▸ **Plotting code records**
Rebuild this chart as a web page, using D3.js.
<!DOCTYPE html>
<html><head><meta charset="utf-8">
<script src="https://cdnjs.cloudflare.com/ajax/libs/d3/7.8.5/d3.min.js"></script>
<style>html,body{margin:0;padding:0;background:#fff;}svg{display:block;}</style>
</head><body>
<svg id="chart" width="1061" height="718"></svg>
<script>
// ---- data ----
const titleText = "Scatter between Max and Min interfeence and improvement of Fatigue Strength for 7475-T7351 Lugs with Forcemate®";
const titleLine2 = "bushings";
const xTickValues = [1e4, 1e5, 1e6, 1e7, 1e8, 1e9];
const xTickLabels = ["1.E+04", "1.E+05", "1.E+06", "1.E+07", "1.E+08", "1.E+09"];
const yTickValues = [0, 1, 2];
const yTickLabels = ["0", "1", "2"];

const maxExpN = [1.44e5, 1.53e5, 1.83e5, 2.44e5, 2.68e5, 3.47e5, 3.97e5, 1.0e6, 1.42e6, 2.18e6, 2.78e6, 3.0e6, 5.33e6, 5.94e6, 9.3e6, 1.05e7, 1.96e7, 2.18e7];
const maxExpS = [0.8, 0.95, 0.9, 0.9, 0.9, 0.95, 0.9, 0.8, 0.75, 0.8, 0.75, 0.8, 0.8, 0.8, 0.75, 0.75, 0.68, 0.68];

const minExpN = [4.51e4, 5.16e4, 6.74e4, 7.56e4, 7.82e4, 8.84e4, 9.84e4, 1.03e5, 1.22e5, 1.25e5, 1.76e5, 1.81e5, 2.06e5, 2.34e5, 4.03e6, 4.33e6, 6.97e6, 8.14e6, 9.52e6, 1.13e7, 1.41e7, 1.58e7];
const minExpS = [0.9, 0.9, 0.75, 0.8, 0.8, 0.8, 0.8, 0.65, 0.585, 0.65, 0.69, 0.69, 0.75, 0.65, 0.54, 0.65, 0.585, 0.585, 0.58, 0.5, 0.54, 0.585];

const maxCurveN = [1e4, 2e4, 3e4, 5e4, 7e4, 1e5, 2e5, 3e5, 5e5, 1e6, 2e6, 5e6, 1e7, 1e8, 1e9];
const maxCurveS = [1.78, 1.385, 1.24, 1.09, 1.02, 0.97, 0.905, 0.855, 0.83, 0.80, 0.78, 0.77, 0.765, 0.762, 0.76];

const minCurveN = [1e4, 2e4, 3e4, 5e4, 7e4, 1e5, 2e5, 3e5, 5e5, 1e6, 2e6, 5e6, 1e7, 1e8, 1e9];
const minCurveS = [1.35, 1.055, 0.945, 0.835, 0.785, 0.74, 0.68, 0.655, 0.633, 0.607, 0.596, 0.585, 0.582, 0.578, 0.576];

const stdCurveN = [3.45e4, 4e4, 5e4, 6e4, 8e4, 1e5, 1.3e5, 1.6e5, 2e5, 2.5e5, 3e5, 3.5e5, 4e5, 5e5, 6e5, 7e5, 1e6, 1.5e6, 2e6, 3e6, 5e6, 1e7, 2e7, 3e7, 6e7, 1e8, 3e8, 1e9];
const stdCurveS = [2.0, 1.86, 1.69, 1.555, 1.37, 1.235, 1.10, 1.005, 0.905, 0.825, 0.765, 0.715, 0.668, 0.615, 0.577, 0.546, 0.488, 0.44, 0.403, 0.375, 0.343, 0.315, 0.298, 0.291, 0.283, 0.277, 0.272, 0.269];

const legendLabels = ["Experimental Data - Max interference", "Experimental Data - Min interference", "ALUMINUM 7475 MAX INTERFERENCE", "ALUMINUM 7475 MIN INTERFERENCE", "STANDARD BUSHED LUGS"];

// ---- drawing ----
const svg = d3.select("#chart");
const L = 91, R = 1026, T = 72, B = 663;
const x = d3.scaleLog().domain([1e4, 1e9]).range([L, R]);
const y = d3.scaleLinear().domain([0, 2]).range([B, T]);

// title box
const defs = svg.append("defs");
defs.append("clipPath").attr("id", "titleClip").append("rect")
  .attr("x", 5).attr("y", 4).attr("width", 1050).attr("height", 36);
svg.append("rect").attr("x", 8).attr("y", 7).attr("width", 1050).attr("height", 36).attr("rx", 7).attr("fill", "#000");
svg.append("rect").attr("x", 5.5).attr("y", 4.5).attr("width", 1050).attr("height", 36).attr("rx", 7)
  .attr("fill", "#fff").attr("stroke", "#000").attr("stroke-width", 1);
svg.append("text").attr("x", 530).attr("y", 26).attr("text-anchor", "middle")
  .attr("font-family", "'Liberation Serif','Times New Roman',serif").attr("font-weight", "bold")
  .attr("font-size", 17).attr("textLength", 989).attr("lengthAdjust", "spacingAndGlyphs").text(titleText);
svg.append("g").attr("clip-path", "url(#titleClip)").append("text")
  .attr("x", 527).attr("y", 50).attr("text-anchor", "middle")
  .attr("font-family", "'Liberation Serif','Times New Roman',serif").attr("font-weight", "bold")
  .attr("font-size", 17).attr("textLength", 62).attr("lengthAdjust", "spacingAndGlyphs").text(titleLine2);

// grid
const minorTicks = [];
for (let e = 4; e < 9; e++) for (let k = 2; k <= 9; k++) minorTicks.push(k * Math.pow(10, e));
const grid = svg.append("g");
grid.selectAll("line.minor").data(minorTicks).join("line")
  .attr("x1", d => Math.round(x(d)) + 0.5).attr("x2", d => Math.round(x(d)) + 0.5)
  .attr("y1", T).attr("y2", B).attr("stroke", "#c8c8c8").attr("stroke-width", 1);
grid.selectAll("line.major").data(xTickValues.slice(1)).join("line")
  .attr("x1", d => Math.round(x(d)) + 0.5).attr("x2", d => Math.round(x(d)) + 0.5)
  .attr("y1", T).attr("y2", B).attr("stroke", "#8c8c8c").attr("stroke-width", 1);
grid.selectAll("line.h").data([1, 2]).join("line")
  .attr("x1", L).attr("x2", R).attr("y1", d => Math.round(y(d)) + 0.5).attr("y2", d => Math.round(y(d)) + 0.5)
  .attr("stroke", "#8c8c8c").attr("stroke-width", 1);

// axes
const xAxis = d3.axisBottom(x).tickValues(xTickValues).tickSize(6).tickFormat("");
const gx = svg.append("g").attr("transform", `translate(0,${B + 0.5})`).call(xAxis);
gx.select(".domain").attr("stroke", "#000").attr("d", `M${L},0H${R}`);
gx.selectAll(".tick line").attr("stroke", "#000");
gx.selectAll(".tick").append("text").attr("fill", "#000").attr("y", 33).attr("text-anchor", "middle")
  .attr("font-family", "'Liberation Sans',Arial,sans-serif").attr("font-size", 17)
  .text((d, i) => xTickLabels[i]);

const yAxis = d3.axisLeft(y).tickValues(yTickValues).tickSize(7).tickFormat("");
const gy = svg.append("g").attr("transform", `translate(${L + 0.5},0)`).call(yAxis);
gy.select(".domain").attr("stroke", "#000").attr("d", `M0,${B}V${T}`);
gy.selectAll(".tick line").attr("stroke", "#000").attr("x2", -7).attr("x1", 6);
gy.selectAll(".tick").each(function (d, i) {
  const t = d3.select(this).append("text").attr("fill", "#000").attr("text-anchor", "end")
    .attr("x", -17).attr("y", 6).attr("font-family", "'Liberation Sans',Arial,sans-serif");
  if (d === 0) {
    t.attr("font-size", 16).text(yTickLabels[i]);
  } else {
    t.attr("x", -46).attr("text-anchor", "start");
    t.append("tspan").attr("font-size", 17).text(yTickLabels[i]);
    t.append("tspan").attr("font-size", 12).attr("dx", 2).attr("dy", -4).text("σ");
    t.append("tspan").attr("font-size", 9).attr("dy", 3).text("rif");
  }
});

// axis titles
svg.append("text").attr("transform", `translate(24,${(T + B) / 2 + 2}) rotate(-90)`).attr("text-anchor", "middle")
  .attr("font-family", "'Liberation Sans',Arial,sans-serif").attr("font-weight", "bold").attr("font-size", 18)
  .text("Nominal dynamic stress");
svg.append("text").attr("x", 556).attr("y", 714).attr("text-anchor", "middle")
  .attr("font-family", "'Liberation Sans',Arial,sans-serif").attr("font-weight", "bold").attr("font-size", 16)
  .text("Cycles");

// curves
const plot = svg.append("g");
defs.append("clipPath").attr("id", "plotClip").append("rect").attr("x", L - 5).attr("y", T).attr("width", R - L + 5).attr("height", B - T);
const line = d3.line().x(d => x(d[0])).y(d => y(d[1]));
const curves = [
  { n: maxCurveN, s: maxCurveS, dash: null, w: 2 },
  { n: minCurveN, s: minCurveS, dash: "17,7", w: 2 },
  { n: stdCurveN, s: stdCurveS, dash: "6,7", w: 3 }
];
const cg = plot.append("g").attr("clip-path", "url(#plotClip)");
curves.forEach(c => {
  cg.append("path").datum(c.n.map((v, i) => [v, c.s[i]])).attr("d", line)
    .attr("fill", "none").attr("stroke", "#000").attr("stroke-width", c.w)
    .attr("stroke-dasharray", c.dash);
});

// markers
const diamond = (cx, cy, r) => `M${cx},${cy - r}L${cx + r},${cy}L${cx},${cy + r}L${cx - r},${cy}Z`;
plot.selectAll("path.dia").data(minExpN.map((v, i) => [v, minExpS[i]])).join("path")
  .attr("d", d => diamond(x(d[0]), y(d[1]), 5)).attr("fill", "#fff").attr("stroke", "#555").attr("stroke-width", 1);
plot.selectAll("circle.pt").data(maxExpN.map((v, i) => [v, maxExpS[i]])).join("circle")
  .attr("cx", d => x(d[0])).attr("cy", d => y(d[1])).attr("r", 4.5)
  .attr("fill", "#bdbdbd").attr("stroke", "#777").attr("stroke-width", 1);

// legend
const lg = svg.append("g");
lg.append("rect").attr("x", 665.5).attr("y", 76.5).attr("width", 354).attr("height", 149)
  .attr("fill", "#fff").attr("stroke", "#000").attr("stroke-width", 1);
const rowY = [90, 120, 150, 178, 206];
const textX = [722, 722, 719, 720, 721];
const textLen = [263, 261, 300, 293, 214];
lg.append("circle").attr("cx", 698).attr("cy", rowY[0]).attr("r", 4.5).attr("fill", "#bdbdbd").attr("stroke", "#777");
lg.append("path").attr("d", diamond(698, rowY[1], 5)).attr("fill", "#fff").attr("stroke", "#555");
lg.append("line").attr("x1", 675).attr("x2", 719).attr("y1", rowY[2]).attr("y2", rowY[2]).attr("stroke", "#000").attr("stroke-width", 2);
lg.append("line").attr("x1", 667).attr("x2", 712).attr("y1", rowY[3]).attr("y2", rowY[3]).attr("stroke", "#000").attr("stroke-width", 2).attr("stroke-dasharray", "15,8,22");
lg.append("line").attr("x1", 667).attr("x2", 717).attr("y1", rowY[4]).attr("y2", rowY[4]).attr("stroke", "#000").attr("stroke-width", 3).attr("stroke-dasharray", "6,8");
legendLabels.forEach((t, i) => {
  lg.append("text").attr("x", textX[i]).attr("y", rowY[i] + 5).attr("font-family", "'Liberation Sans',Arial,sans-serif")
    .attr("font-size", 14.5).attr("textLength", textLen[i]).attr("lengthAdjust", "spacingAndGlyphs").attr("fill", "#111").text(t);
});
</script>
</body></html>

--

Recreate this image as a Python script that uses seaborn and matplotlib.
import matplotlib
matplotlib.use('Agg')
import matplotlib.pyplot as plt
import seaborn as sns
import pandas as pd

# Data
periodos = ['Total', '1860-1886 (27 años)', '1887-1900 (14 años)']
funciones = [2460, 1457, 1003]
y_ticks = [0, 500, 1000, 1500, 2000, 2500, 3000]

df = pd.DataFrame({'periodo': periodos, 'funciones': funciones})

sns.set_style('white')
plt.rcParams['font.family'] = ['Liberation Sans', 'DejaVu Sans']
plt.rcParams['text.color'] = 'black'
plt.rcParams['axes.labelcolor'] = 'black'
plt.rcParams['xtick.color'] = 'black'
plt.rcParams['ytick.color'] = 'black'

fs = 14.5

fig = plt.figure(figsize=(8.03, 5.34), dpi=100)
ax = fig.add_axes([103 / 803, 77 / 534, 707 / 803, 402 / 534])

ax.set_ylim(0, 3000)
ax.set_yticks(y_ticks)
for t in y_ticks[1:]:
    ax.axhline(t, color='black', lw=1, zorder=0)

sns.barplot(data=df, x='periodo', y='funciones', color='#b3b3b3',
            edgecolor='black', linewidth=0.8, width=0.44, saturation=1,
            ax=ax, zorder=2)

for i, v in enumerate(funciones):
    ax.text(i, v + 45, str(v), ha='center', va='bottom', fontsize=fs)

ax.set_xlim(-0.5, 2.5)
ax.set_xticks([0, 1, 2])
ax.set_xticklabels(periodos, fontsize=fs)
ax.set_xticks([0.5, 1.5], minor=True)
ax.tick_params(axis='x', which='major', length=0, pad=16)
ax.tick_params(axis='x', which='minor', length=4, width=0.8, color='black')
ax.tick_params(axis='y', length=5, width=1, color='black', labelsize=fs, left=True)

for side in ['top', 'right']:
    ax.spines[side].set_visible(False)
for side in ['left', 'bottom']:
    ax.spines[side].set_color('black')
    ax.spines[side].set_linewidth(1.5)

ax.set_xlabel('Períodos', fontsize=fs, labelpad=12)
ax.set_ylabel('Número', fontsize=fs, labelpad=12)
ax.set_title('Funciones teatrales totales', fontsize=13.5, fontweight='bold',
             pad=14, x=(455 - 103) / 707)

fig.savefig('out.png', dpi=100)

▸ **Aim of the exercise**
Within the material above, extract exactly the lines that start at the line containing "Recreate this image" and stop after the line containing "pad=14, x=(455 - 103) / 707)", and only those.

▸ **The completed task**
Recreate this image as a Python script that uses seaborn and matplotlib.
import matplotlib
matplotlib.use('Agg')
import matplotlib.pyplot as plt
import seaborn as sns
import pandas as pd

# Data
periodos = ['Total', '1860-1886 (27 años)', '1887-1900 (14 años)']
funciones = [2460, 1457, 1003]
y_ticks = [0, 500, 1000, 1500, 2000, 2500, 3000]

df = pd.DataFrame({'periodo': periodos, 'funciones': funciones})

sns.set_style('white')
plt.rcParams['font.family'] = ['Liberation Sans', 'DejaVu Sans']
plt.rcParams['text.color'] = 'black'
plt.rcParams['axes.labelcolor'] = 'black'
plt.rcParams['xtick.color'] = 'black'
plt.rcParams['ytick.color'] = 'black'

fs = 14.5

fig = plt.figure(figsize=(8.03, 5.34), dpi=100)
ax = fig.add_axes([103 / 803, 77 / 534, 707 / 803, 402 / 534])

ax.set_ylim(0, 3000)
ax.set_yticks(y_ticks)
for t in y_ticks[1:]:
    ax.axhline(t, color='black', lw=1, zorder=0)

sns.barplot(data=df, x='periodo', y='funciones', color='#b3b3b3',
            edgecolor='black', linewidth=0.8, width=0.44, saturation=1,
            ax=ax, zorder=2)

for i, v in enumerate(funciones):
    ax.text(i, v + 45, str(v), ha='center', va='bottom', fontsize=fs)

ax.set_xlim(-0.5, 2.5)
ax.set_xticks([0, 1, 2])
ax.set_xticklabels(periodos, fontsize=fs)
ax.set_xticks([0.5, 1.5], minor=True)
ax.tick_params(axis='x', which='major', length=0, pad=16)
ax.tick_params(axis='x', which='minor', length=4, width=0.8, color='black')
ax.tick_params(axis='y', length=5, width=1, color='black', labelsize=fs, left=True)

for side in ['top', 'right']:
    ax.spines[side].set_visible(False)
for side in ['left', 'bottom']:
    ax.spines[side].set_color('black')
    ax.spines[side].set_linewidth(1.5)

ax.set_xlabel('Períodos', fontsize=fs, labelpad=12)
ax.set_ylabel('Número', fontsize=fs, labelpad=12)
ax.set_title('Funciones teatrales totales', fontsize=13.5, fontweight='bold',
             pad=14, x=(455 - 103) / 707)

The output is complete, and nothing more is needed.